Everyone I ask this question chooses (b). But that isn’t right. There are vastly more farmers than classics scholars, and even if a small fraction of farmers match William’s characteristics, that number is likely to be larger than the entire set of classics scholars. (Did you just get burned by your meager probabilistic reasoning faculties?) The psychologists Kahneman and Tversky pioneered the field of behavioral economics, which establishes among other things that our heuristics for reasoning about uncertainty are quite bad. You can probably think of many patently dumb things that people have done with their money and with their lives when a simple evaluation of the uncertainties would have resulted in better outcomes.
So back to getting people to accept uncertainty as an inherent part of the world. As you can probably tell, I am not holding my breath. On evolution, the timescales are too long to be able to provide the incontrovertible proof to change most people’s minds. Maybe a better approach is to reason by analogy. There is an absolutely staggering amount of purposeless evolution unfolding at breakneck speed before our very eyes. I am talking about the Web, the very medium through which you are reading this. In only about ten years a significant portion of the world’s knowledge has become available, is almost instantaneously accessible, and it’s free. Consider these figures from a recent article by Kevin Kelly. The thing we call the Web has
- more than 600 billion web pages available, which are accessible by about 1 billion people.

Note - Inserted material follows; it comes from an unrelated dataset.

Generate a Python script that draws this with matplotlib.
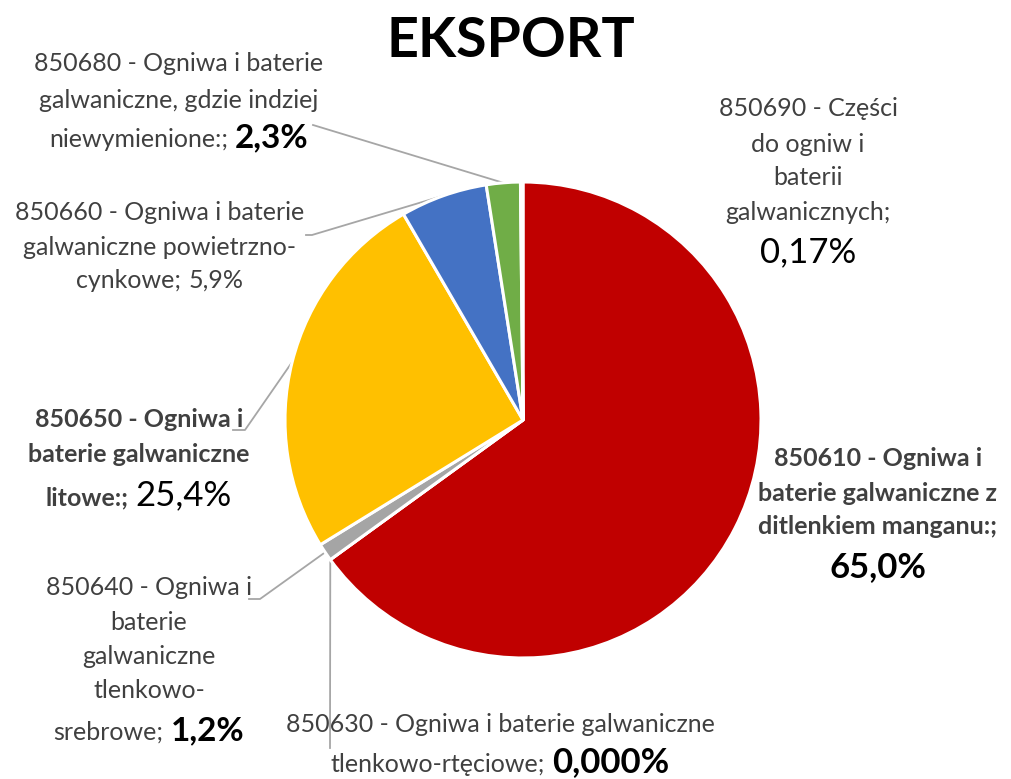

- 50 million simultaneous auctions going on on Ebay, adding up to 1.5 billion a year.
- 2 billion searches a month being done on Google alone.
Think back to what you were doing ten years ago. Did you ever really think that any of this would happen? The scale at which the internet operates was envisioned by none of the engineers and computer scientists who collaboratively attempted to design the basic substrate of protocols upon which it runs. In truth, the innovations and designs of the web come from the collective energies of its users, and not according to an intelligent design or a blueprint. Here the purposeless of evolution is much easier to see. One day in the future some theory will reveal as a simple consequence, why all of a sudden in the years 2004-05, there sprung up 50 million blogs, with a new one coming on line every 2 seconds. This theory of evolution will be framed by a Law and this law will have at its core an indelible, irreducible kernel of chance. And chances are, most people will have a hard time believing it.